The UK, of course, is not alone. The pace of technological change, particularly in regard to artificial intelligence (AI) and economic structural changes, is affecting many countries. The difference with the UK, however, said Professor Joe Nellis of Cranfield University, is that Britain has been “very, very poor at investing right across the economy but particularly in skills”, unlike many of its industrialised counterparts. “Investment is the engine of growth. Without that investment, not only in infrastructure, but in skills, we’re not going to go into another gear of growth in years ahead,” he said.

UK economy can catch up

There is a case for optimism, given there’s “a huge amount of scope to catch up with the rest of the world” according to Brewer: “The downside of being behind the productivity race means there is scope to make a lot of fairly easy gains just to catch up to where our competitors are.”

However, while green technology and AI were pinpointed as great opportunities for long-term investment in the UK, the instability in geopolitics continues to be a potential pinch point.

“There’s a possibility of another shock in terms of the energy crisis,” said Professor Dame Diane Coyle, Bennett Professor of Public Policy at the University of Cambridge. “The thing to watch out for is what happens to supply chains, because we’ve seen already that there were unexpected vulnerabilities in the previous shock. If there are more of those, that makes the possibility of long-term investments and growth all the harder.”

Coyle underlined the opportunity to increase productivity in the services sector, where inflation remains ‘sticky’: “That suggests those markets aren’t working very well. There’s something not functioning, but those are exactly the kinds of businesses where AI has the potential to increase productivity,” she said. “AI requires changing ways of working, structures and the jobs that people do, but there’s definitely some opportunity.”

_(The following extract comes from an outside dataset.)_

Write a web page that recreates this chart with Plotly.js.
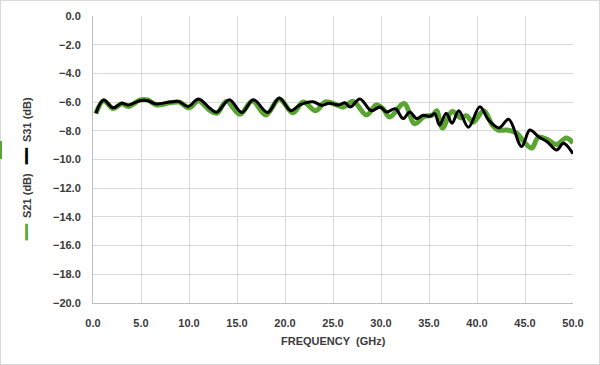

The entrepreneurial spirit is alive and well in the UK, but Coyle warned that we have to move away from the policy churn the UK has experienced in the past decade or so. “The thing that worries me is, what’s the environment into which entrepreneurs are trying to shape their lives and build businesses? I hope we’re going to get five years where, come the Budget, they’ll leave in place for that period of time all of the important structural aspects, tax rates and industrial policy, to create a better environment to unleash the entrepreneurial spirit we have,” she said.

What will the Budget do?

The Labour government has announced the four central missions of its industrial strategy: 

  • delivering clean power by 2030; 
  • caring for the future; 
  • harnessing data for the public good; and 
  • building a resilient economy. 

It is hoped that the government will outline in more detail its industrial strategy around the time of the Budget on 30 October. “Ideally the Labour government would come in and say what their strategy is for the public finances, public investment, business tax, say it once and then go quiet again for a few years. That would be fantastic,” Brewer said.

Chancellor Rachel Reeves has also hinted that the Treasury may change its fiscal rules to allow for greater investment, which is expected to be announced in the Budget. “Now we don’t know how far Reeves is going to go in changing the rules. It could be a minor definitional tweak, or it could be something more substantive, saying: ‘I’m going to recognise that when I invest, I’m creating assets as well as borrowing,’” Brewer said.

Nellis said he would be looking for a cut in corporation tax from 25% back to 19%. “I still can’t understand why we went from 19% corporate tax to 25%. To me, that was a mistake. It would be wonderful if that was reversed.”

Coyle disagreed on the corporation tax rate cut, arguing that it didn’t make “a big difference to investment”. Rather, she said that keeping the regime stable was more important. “I think the whole package matters much more than the tax rates,” she said.